Buddha and Grief


“When you take a life, you take your own.” ~Dune

I wonder if compassion is something born out of suffering.  To be present to those who are here now is maybe something we learn only because we have suffered through loss. To understand the suffering of another being is to understand your own.  Through the loss of life of an entity, we see what we will soon meet ourselves.  Does this not lead into the great road that interconnects us all, that yearning to understand each other through compassion?

Compassion.  With passion. Passion from the flames of endearment and intense enthusiasm we call desire.  Only with desire do you reach “enlightenment”.   Buddha acknowledged that we are all already enlightened, you need only to open your eyes to what has always been there before you were conscious of your own existence. 

Desire.  Suffering. Compassion.  It’s all relative.

The Buddha did not escape suffering. As a human, he smiled through it.  Isn’t that what we are all doing every time we grieve? Sometimes when you lose one you feel like you have lost it all until you realize that it had been lost already long before anything has even started. In the same respect, we have gained everything we have ever gained, and in that sense, we never really lose anything, do we?  It has always been there, suspended in this great Continuum of time.

We are a speck already set in the eye,  a fly already caught in the web, the space between a glass seen as half empty and half full.  What is NOW if not everything?  If you can take yourself outside of time you can see the book has already been written.  Yet, we are flying through the pages of the book. Every word is NOW and every NOW is fleeting.

Most of our lives, we live in Samsara, caught like a hamster walking the wheel, only ours is a wheel fueled by our desires.  What is the point of our own existence?  Most days we are the center of our universe, refusing to look outside ourselves.  Only by looking outside ourselves can we get off that wheel.  To understand someone else’s center is to understand our own humanity.  To understand someone else’s suffering is to come to terms with our own.  

Loss gains suffering.  Through loss, we suffer.  How?  Loss of life?  Loss of money?  Loss of rights?
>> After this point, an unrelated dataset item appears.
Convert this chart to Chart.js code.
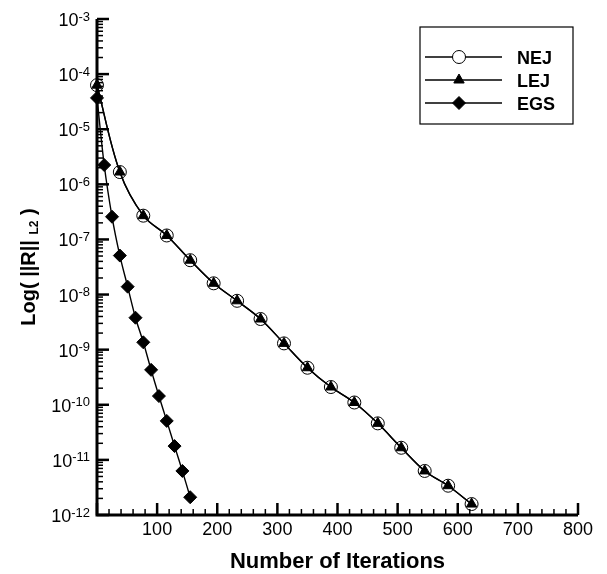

Loss of dignity?  Loss of health?  Loss of beauty? Loss of love?

For many years Buddha lived shielded from going past his comfort zone by a father who wanted him to conquer the world and reign as Supreme King, until one day the Prince stepped  beyond his most comfortable palace leading him on a path to face three fates who will meet us all: Sickness, Decay, and Death.   

Buddha’s first experience with suffering was not a choice.  It was not within his control when his mother died while he was an infant, too young to understand or remember his own suffering, the greatest suffering of humankind cutting him off, the root of his own existence and energy.  Suffering without consciousness of that suffering.  How deep is that?

Later, Buddha’s experiences with suffering were all choices he made.  He chose to abandon his beloved wife and child. He chose to abandon his people, leaving them without a king, later to be killed by invaders.  His suffering was not just his own. In his search to find an end to suffering, he only found more of it.

In his end, Buddha chose to eat food he knew was spoiled, leading to his death. He did not want to hurt the feelings of the one who fed him.  His last choice was one of compassion over his own suffering.  Compassion is not just the deep sympathy or concern for others. It is a knowledge that we are not alone in our suffering.  It is a path that leads us all to each other.